§ **SOURCE EXCERPT**:
▶

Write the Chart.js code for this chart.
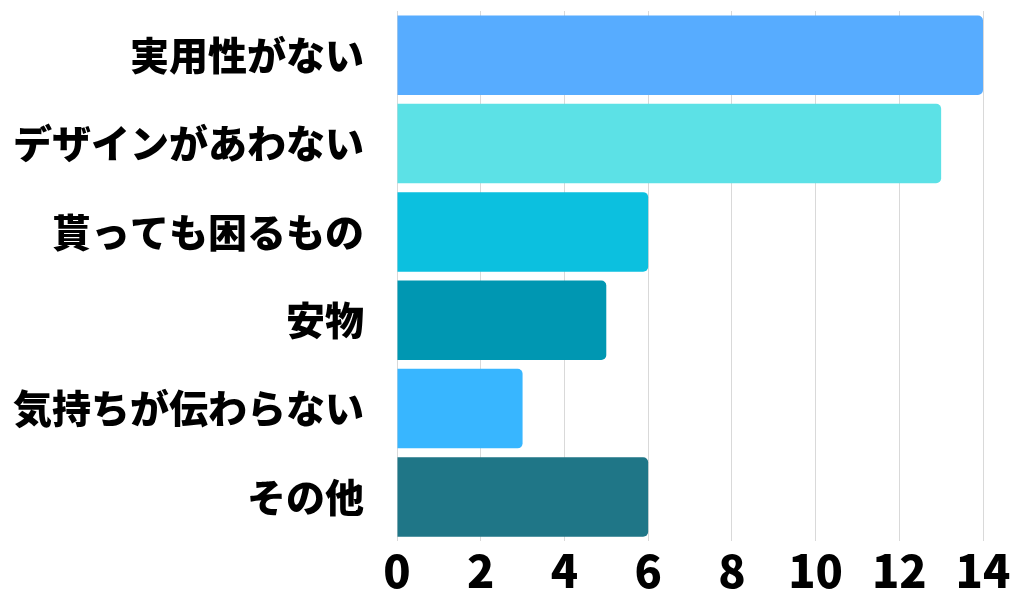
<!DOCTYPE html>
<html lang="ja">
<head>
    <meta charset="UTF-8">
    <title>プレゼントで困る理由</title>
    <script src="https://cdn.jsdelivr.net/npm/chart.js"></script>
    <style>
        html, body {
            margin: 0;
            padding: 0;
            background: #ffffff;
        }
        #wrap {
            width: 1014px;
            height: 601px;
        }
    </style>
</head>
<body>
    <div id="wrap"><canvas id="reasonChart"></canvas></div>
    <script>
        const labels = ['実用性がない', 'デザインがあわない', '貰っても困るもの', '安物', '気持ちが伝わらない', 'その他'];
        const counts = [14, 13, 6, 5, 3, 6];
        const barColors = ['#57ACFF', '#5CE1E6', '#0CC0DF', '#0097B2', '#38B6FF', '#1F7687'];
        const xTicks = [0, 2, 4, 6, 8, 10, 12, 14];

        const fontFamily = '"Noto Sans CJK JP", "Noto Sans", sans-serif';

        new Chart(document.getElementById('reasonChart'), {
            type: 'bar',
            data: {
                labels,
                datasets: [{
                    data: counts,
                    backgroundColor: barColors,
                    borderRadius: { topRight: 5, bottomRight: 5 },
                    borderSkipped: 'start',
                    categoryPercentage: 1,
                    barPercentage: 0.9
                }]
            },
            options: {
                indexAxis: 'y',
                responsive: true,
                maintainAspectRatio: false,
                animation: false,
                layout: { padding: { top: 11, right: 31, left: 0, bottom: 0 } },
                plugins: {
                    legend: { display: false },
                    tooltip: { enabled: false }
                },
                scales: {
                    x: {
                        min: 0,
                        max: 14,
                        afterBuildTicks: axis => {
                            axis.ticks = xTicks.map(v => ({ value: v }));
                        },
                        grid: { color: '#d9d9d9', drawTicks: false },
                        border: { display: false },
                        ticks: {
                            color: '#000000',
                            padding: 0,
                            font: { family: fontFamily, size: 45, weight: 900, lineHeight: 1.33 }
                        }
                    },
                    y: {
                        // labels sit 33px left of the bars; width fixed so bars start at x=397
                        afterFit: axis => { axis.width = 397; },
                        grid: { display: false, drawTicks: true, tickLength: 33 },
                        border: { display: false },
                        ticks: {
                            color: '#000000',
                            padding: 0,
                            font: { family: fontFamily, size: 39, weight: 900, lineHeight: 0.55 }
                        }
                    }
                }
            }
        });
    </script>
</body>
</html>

◀

§ **EXERCISE OBJECTIVE**: Repeat the data exactly in full, omitting its pictures.

§ **FULL OUTPUT**:
Write the Chart.js code for this chart.
<!DOCTYPE html>
<html lang="ja">
<head>
    <meta charset="UTF-8">
    <title>プレゼントで困る理由</title>
    <script src="https://cdn.jsdelivr.net/npm/chart.js"></script>
    <style>
        html, body {
            margin: 0;
            padding: 0;
            background: #ffffff;
        }
        #wrap {
            width: 1014px;
            height: 601px;
        }
    </style>
</head>
<body>
    <div id="wrap"><canvas id="reasonChart"></canvas></div>
    <script>
        const labels = ['実用性がない', 'デザインがあわない', '貰っても困るもの', '安物', '気持ちが伝わらない', 'その他'];
        const counts = [14, 13, 6, 5, 3, 6];
        const barColors = ['#57ACFF', '#5CE1E6', '#0CC0DF', '#0097B2', '#38B6FF', '#1F7687'];
        const xTicks = [0, 2, 4, 6, 8, 10, 12, 14];

        const fontFamily = '"Noto Sans CJK JP", "Noto Sans", sans-serif';

        new Chart(document.getElementById('reasonChart'), {
            type: 'bar',
            data: {
                labels,
                datasets: [{
                    data: counts,
                    backgroundColor: barColors,
                    borderRadius: { topRight: 5, bottomRight: 5 },
                    borderSkipped: 'start',
                    categoryPercentage: 1,
                    barPercentage: 0.9
                }]
            },
            options: {
                indexAxis: 'y',
                responsive: true,
                maintainAspectRatio: false,
                animation: false,
                layout: { padding: { top: 11, right: 31, left: 0, bottom: 0 } },
                plugins: {
                    legend: { display: false },
                    tooltip: { enabled: false }
                },
                scales: {
                    x: {
                        min: 0,
                        max: 14,
                        afterBuildTicks: axis => {
                            axis.ticks = xTicks.map(v => ({ value: v }));
                        },
                        grid: { color: '#d9d9d9', drawTicks: false },
                        border: { display: false },
                        ticks: {
                            color: '#000000',
                            padding: 0,
                            font: { family: fontFamily, size: 45, weight: 900, lineHeight: 1.33 }
                        }
                    },
                    y: {
                        // labels sit 33px left of the bars; width fixed so bars start at x=397
                        afterFit: axis => { axis.width = 397; },
                        grid: { display: false, drawTicks: true, tickLength: 33 },
                        border: { display: false },
                        ticks: {
                            color: '#000000',
                            padding: 0,
                            font: { family: fontFamily, size: 39, weight: 900, lineHeight: 0.55 }
                        }
                    }
                }
            }
        });
    </script>
</body>
</html>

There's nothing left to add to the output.